Noodles. Jenny's parents haven't been out much, and haven't grasped the idea that when at a luxury resort you eat OUT. So they packed a huge yet lightweight bag full of noodles.



The resort itself is gorgeous, yet the same as resorts everywhere: some garden paths through some flowering laurels, plumerias and some laden papaya trees to a crystal clear pool one step away from the beach.





Here's a little pond squeaking and burping with frog-song during the night.



And, completely unappreciated by all, birds. This olive-backed sunbird was right over our heads, all-too happy to pose for us.

As if there was room for more sparrows in the world: a plain-backed sparrow. Another house-sparrow spinoff, but a life-bird for me.



You can rent a bike for $1 per 2 hours--why not? There is one road along the beach in Mui Ne which is basically there to serve the many resorts. There are plenty of horrifically expensive tourist shops, spas of a dubious nature, tourist shops catering to those of the Russian persuasion, and some expat cafes. I don't like them--they seem to cater to the home-sick.

And plenty of Green Bee-Eaters. What a crazy bird--built entirely for the human eye, wings bearing a shimmering gold. There are plenty of tall sand dunes around, which no doubt is great nesting habitat for them.



Animals burst forth at night. These huge scarabs are everywhere, leaving their child-squashed corpses in the morning. Better yet, the termite mounds spewed swarms of flying termites. It was like snow falling. At an outdoor restaurant I was watching a wall gecko fill its belly with them.

And plenty of adorable toads! Although they seemed amazingly oblivious to the swarms of poorly flying termites and were after ants.


After a long dinner of accidentally swallowed termites and scarabs, it's time for a serious breakfast.

And exactly 2 hours later, swimming!



And then more noodles. This time of a particularly complicated variety "made with Japanese Technology!!!"



And at night, we went to a famous local seafood restaurant. This is a sad-looking Slipper Lobster (here they call it a Tiger Lobster, who knows why). It looks like a fast creature, because its head is modified into a tail fluke--the actual tail being the forward propulsion limb.
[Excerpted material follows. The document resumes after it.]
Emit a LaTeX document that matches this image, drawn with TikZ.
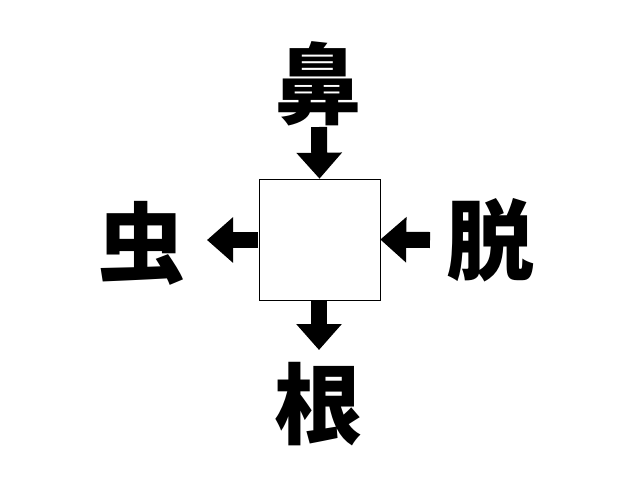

It is very tasty and makes a good meal--hardly any gross parts, just lots of tail meat. The spiny lobsters are a complete waste--a small tail with a large gut-filled carapace, and not even any claw meat.



The prices are stupendously high for Vietnamese food. Where 120,000d will get you a multi-course large and yummy meal, here 4 to 700,000d will only get you a kilo of crab or lobster. You find out the prices while you are in a dim torture-like chamber which they call an "aquarium" as they hand over your live slipper lobsters as if they were puppies for sale. I'm sorry to say I had a bit of turtle shock at the price, which got Jenny really, really mad. She punished me by forcing me to eat a whole plate of Calamari. Not the rings and tentacle kind--the "just throw the buggers into the pot: guts, brains, egg-cases, ink-glands, squid-bone, eyes, beak and all" variety. My squid comparative anatomy is spotty enough, and I'd it like to stay that way, thank you very much. They tasted like squid well enough, but the process of eating them is awful--just awful.


Sharing the camera with some Vietnamese gogo singers makes Jenny feel a little better.